Getting all eligible students to fill out the financial aid form was a struggle before the pandemic, said Cristobal Salinas, a professor in the College of Education at Florida Atlantic University.

“There’s a lot of questions that require financial information about our parents or the students themselves, their family income,” Salinas said. “It is challenging. We’re asking them to put themselves out there.”

He said students are more likely to complete the form if they have help, like they’d get in school.

“Students don’t necessarily have in-person access to their college advisers, high school counselors,” Salinas said.

Applications are down 9% compared to this time last year, said MorraLee Keller with the National College Attainment Network.

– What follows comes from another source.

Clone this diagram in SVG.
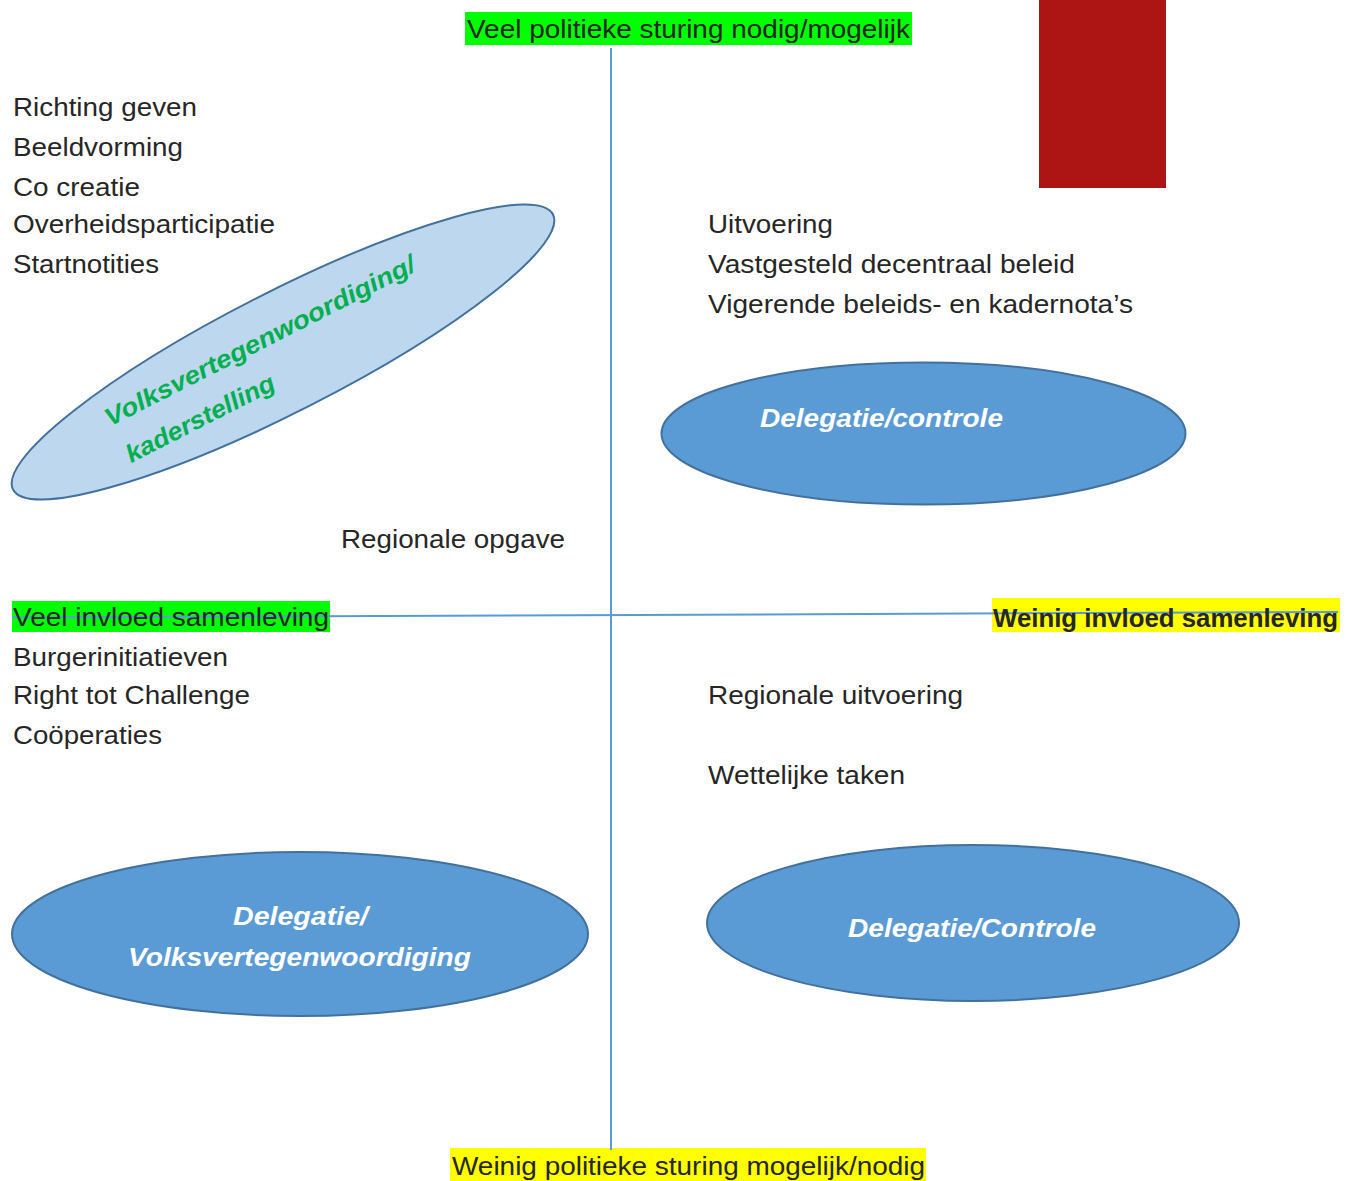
<svg xmlns="http://www.w3.org/2000/svg" width="1346" height="1181" viewBox="0 0 1346 1181">
<style>
.t{font-family:"Liberation Sans",Arial,sans-serif;font-size:26px;fill:#262626}
.w{font-family:"Liberation Sans",Arial,sans-serif;font-size:26px;font-weight:bold;font-style:italic;fill:#ffffff}
.g{font-family:"Liberation Sans",Arial,sans-serif;font-size:25px;font-weight:bold;font-style:italic;fill:#00B050}
.ax{stroke:#5B9BD5;stroke-width:2;fill:none}
.el{fill:#5B9BD5;stroke:#41719C;stroke-width:2}
</style>
<rect width="1346" height="1181" fill="#ffffff"/>
<rect x="1039" y="0" width="127" height="188" fill="#AD1515"/>
<rect x="465" y="12" width="447" height="33" fill="#00FF00"/>
<rect x="12" y="601" width="318" height="31" fill="#00FF00"/>
<rect x="992" y="598" width="348" height="34" fill="#FFFF00"/>
<rect x="450" y="1148" width="476" height="33" fill="#FFFF00"/>
<g id="connectors">
<line class="ax" x1="611" y1="48" x2="611" y2="1150"/>
<line class="ax" x1="12" y1="617.5" x2="1338" y2="612"/>
</g>
<g id="labels">
<text class="t" x="467" y="38" textLength="443" lengthAdjust="spacingAndGlyphs">Veel politieke sturing nodig/mogelijk</text>
<text class="t" x="452" y="1175" textLength="473" lengthAdjust="spacingAndGlyphs">Weinig politieke sturing mogelijk/nodig</text>
<text class="t" x="13" y="626" textLength="316" lengthAdjust="spacingAndGlyphs">Veel invloed samenleving</text>
<text class="t" x="993" y="627" textLength="345" lengthAdjust="spacingAndGlyphs" style="font-weight:bold">Weinig invloed samenleving</text>
</g>
<g id="topleft-list">
<text class="t" x="13" y="116" textLength="184" lengthAdjust="spacingAndGlyphs">Richting geven</text>
<text class="t" x="13" y="156" textLength="170" lengthAdjust="spacingAndGlyphs">Beeldvorming</text>
<text class="t" x="13" y="196" textLength="127" lengthAdjust="spacingAndGlyphs">Co creatie</text>
<text class="t" x="13" y="233" textLength="262" lengthAdjust="spacingAndGlyphs">Overheidsparticipatie</text>
<text class="t" x="13" y="273" textLength="146" lengthAdjust="spacingAndGlyphs">Startnotities</text>
</g>
<g id="topright-list">
<text class="t" x="708" y="233" textLength="125" lengthAdjust="spacingAndGlyphs">Uitvoering</text>
<text class="t" x="708" y="273" textLength="367" lengthAdjust="spacingAndGlyphs">Vastgesteld decentraal beleid</text>
<text class="t" x="708" y="313" textLength="425" lengthAdjust="spacingAndGlyphs">Vigerende beleids- en kadernota’s</text>
</g>
<g id="regionale-opgave">
<text class="t" x="341" y="548" textLength="224" lengthAdjust="spacingAndGlyphs">Regionale opgave</text>
</g>
<g id="bottomleft-list">
<text class="t" x="13" y="666" textLength="215" lengthAdjust="spacingAndGlyphs">Burgerinitiatieven</text>
<text class="t" x="13" y="704" textLength="237" lengthAdjust="spacingAndGlyphs">Right tot Challenge</text>
<text class="t" x="13" y="744" textLength="149" lengthAdjust="spacingAndGlyphs">Coöperaties</text>
</g>
<g id="bottomright-list">
<text class="t" x="708" y="704" textLength="255" lengthAdjust="spacingAndGlyphs">Regionale uitvoering</text>
<text class="t" x="708" y="784" textLength="197" lengthAdjust="spacingAndGlyphs">Wettelijke taken</text>
</g>
<g id="node-volksvertegenwoordiging" transform="rotate(-27 283 352)">
<ellipse cx="283" cy="352" rx="303" ry="60" fill="#BDD7EE" stroke="#41719C" stroke-width="2"/>
<text class="g" x="95" y="340" textLength="345" lengthAdjust="spacingAndGlyphs">Volksvertegenwoordiging/</text>
<text class="g" x="97" y="382" textLength="164" lengthAdjust="spacingAndGlyphs">kaderstelling</text>
</g>
<g id="node-delegatie-controle-top">
<ellipse class="el" cx="923.5" cy="433.5" rx="262" ry="71"/>
<text class="w" x="760" y="427" textLength="243" lengthAdjust="spacingAndGlyphs">Delegatie/controle</text>
</g>
<g id="node-delegatie-volks">
<ellipse class="el" cx="300" cy="934" rx="288" ry="82"/>
<text class="w" x="233" y="925" textLength="135" lengthAdjust="spacingAndGlyphs">Delegatie/</text>
<text class="w" x="128" y="966" textLength="343" lengthAdjust="spacingAndGlyphs">Volksvertegenwoordiging</text>
</g>
<g id="node-delegatie-controle-bottom">
<ellipse class="el" cx="973" cy="923" rx="266" ry="78"/>
<text class="w" x="848" y="937" textLength="248" lengthAdjust="spacingAndGlyphs">Delegatie/Controle</text>
</g>
</svg>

She said some of the decline may be due to uncertainty.

“Students are pausing, if that’s the best word, and still thinking about what their post-high school plans may be, because they’re kind of waiting to see what college looks like in the fall of 2021,” Keller said.

Aid applications have dipped even more among students from low-income Black and brown communities, said Elisabeth Barnett, a research scholar at Teachers College at Columbia University.

“People are out of work, obviously making less money,” Barnett said, “and also, it has an impact on mental health and ability to cope with challenging situations like filling out a FAFSA, you know, even just planning for the future.”

Fewer students filling out aid forms means fewer of them may go to college at all, said Mark Kantrowitz, an expert on financial aid.

“It certainly puts a lot of financial pressure on the colleges,” Kantrowitz said. “And so they have to react by cutting their expenses in other ways.” That could include laying off staff or cutting majors.

College budgets may recover, but for this generation of students, the effects will be permanent.

“There will be fewer college graduates who can work in the jobs that the nation needs people to work in,” Kantrowitz said. “So that can have repercussions for the economy.”

He also said it will lower their income potential, possibly for their whole working lives.

Last fall, colleges saw a 20% drop in enrollment compared to the previous year for first-year students, and colleges are expecting to see enrollment drop again this fall.